AI21 Labs recently released “Contextual Answers,” a question-answering engine designed primarily for enterprise use. This innovative engine, when integrated with large language models (LLMs), allows users to upload their data libraries, enabling the LLM to respond based on specific information.
The launch of AI products like ChatGPT has brought significant changes to the AI industry. However, due to concerns about trustworthiness, many businesses have been hesitant to adopt these technologies.
Research indicates that employees spend almost half of their workdays searching for information, highlighting the potential for chatbots capable of performing search functions. Nonetheless, most existing chatbots are not optimized for enterprise use.

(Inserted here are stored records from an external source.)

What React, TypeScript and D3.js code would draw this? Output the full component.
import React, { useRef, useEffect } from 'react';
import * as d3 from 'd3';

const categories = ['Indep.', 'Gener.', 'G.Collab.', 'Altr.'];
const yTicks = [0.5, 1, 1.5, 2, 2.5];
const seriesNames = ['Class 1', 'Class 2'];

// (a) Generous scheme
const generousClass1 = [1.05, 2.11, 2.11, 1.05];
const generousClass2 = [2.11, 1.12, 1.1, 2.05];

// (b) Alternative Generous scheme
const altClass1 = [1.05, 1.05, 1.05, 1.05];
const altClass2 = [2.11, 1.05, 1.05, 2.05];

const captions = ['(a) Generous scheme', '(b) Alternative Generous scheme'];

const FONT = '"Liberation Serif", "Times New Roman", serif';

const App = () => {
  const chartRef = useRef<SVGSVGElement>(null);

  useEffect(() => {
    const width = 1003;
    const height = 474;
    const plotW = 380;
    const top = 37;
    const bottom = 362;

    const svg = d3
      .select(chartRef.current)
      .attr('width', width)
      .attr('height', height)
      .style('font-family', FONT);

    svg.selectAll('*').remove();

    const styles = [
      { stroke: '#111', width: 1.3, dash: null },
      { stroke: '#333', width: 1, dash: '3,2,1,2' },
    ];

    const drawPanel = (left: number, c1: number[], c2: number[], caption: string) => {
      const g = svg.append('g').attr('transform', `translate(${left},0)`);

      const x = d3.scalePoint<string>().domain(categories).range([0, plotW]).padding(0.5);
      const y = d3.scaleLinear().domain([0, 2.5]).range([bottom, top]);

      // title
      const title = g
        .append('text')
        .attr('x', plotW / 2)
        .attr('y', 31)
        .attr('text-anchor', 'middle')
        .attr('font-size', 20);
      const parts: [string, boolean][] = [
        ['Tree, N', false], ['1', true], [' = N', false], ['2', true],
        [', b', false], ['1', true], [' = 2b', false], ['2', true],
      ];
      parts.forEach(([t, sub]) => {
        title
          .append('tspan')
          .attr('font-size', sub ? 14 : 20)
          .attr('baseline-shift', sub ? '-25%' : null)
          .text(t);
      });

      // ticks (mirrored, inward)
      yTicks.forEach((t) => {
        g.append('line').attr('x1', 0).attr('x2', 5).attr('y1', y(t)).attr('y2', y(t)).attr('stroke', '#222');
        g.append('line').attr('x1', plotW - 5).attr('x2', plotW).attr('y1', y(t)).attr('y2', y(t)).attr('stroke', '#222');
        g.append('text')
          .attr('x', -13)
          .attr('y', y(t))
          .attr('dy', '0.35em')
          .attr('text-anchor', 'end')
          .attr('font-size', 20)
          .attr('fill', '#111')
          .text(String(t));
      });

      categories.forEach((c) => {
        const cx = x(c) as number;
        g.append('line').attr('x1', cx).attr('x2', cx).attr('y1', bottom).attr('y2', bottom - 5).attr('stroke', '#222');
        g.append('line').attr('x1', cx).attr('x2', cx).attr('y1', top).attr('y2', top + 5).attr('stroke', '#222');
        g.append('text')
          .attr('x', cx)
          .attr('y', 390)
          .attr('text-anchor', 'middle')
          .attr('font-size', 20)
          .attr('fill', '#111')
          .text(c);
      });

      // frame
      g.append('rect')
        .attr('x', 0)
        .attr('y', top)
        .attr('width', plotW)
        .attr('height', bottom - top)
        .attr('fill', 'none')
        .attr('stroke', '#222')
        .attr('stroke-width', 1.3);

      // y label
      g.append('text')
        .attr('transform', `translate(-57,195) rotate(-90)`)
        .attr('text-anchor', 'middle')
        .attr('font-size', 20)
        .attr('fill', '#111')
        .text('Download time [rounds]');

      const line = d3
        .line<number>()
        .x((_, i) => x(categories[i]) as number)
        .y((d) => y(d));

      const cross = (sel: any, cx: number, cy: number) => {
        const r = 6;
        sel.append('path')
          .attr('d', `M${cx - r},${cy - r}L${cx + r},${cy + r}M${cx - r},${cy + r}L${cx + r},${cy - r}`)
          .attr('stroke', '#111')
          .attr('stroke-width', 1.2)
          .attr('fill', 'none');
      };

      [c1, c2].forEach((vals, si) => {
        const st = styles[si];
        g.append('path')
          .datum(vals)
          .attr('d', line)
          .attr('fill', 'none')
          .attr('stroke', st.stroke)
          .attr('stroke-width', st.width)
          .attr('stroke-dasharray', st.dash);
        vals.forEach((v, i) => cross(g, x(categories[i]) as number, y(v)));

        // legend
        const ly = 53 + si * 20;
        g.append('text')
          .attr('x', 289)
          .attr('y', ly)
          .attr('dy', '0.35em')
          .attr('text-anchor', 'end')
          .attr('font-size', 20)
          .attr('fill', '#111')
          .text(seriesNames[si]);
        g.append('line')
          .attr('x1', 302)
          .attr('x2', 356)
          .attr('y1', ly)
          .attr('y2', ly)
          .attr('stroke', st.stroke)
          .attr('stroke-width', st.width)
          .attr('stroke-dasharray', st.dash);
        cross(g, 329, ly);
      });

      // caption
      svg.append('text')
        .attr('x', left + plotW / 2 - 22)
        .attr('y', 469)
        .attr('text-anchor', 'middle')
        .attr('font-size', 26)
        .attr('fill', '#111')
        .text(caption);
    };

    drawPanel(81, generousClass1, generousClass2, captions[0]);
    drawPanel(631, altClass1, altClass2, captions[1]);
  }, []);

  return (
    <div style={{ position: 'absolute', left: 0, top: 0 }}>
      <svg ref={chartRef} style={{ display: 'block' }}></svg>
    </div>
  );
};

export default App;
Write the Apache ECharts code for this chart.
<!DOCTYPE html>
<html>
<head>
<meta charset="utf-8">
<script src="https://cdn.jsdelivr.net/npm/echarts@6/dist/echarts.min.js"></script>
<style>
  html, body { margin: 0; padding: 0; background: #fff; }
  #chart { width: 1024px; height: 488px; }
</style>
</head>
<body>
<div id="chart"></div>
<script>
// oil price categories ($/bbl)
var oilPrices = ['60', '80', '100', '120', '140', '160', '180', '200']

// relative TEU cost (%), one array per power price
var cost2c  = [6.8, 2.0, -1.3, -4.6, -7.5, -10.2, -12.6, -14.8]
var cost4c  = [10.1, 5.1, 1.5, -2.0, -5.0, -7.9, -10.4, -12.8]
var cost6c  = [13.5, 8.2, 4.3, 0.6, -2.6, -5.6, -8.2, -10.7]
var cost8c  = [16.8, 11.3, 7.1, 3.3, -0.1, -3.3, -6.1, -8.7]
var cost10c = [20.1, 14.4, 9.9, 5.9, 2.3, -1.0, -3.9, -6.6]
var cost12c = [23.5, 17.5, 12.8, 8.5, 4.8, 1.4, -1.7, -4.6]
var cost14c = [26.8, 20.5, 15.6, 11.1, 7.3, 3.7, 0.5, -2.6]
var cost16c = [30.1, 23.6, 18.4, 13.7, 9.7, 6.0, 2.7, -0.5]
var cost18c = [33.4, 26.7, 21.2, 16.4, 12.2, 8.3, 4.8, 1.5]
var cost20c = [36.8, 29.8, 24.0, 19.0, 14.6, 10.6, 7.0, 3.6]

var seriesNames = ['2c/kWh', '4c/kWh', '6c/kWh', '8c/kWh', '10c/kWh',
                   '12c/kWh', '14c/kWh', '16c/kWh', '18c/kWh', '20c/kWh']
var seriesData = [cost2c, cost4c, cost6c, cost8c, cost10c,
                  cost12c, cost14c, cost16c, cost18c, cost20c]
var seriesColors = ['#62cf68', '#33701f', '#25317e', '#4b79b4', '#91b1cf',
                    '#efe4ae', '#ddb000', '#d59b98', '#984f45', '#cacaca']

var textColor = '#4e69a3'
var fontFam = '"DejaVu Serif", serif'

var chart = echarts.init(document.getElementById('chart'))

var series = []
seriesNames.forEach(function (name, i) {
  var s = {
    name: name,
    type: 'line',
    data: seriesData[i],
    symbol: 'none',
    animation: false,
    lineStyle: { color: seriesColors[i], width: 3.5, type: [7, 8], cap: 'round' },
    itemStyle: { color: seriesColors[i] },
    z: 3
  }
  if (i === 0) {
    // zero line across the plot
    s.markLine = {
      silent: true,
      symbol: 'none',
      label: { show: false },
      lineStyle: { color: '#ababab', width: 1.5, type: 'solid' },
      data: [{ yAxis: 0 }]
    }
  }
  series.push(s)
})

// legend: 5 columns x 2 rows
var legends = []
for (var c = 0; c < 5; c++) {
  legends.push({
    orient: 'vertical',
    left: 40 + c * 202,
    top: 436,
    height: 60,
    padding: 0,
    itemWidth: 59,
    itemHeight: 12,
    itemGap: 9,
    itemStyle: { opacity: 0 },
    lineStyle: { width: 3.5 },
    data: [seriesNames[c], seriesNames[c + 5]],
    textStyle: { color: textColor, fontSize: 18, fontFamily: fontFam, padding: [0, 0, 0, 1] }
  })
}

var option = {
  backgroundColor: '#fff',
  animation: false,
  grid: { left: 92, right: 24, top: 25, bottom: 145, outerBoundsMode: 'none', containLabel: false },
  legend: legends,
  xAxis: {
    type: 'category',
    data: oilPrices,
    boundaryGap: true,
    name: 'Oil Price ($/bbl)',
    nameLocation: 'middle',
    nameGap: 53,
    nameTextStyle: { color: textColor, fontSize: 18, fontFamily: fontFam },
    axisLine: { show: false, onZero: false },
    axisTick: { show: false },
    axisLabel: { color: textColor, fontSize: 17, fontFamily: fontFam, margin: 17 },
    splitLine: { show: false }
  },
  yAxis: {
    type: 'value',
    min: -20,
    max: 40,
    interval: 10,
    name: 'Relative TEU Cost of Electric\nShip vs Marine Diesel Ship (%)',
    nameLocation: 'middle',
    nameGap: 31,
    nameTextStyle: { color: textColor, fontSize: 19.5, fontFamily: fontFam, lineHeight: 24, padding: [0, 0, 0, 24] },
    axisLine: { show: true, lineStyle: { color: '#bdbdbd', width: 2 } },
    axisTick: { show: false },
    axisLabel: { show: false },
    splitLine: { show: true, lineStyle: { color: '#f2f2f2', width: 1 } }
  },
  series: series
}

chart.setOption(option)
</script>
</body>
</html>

AI21 developed Contextual Answers to bridge the gap between general-use chatbots and enterprise-level question-answering services. It allows users to customize the AI’s responses without the need to retrain models, addressing some of the main barriers to adoption, such as cost, complexity, and the lack of model specialization for organizational data.
One major challenge faced in developing useful LLMs, like ChatGPT and Google’s Bard, is teaching them to express a lack of confidence. Instead of providing uncertain responses like “I don’t know,” these models tend to generate information without a factual basis, a phenomenon known as “hallucinations.”
AI21’s Contextual Answers aims to solve the hallucination problem by either providing information only from user-provided documentation or not providing any response at all, thus enhancing accuracy.
In sectors where accuracy is crucial, such as finance and law, the adoption of generative pre trained transformer (GPT) systems has yielded mixed results. GPT systems have faced caution in the finance industry due to their tendency to hallucinate or mix incorrect information, even when connected to the internet for source linking. Similarly, in the legal sector, reliance on outputs generated by ChatGPT led to fines and sanctions for a lawyer during a case.
By proactively loading AI systems with relevant data and intervening to prevent non-factual information from being generated, AI21 seems to have addressed the hallucination problem, making mass adoption more likely, especially in the fintech sector where traditional financial institutions have been hesitant to embrace GPT tech and the cryptocurrency and blockchain communities have experienced varying degrees of success with chatbots.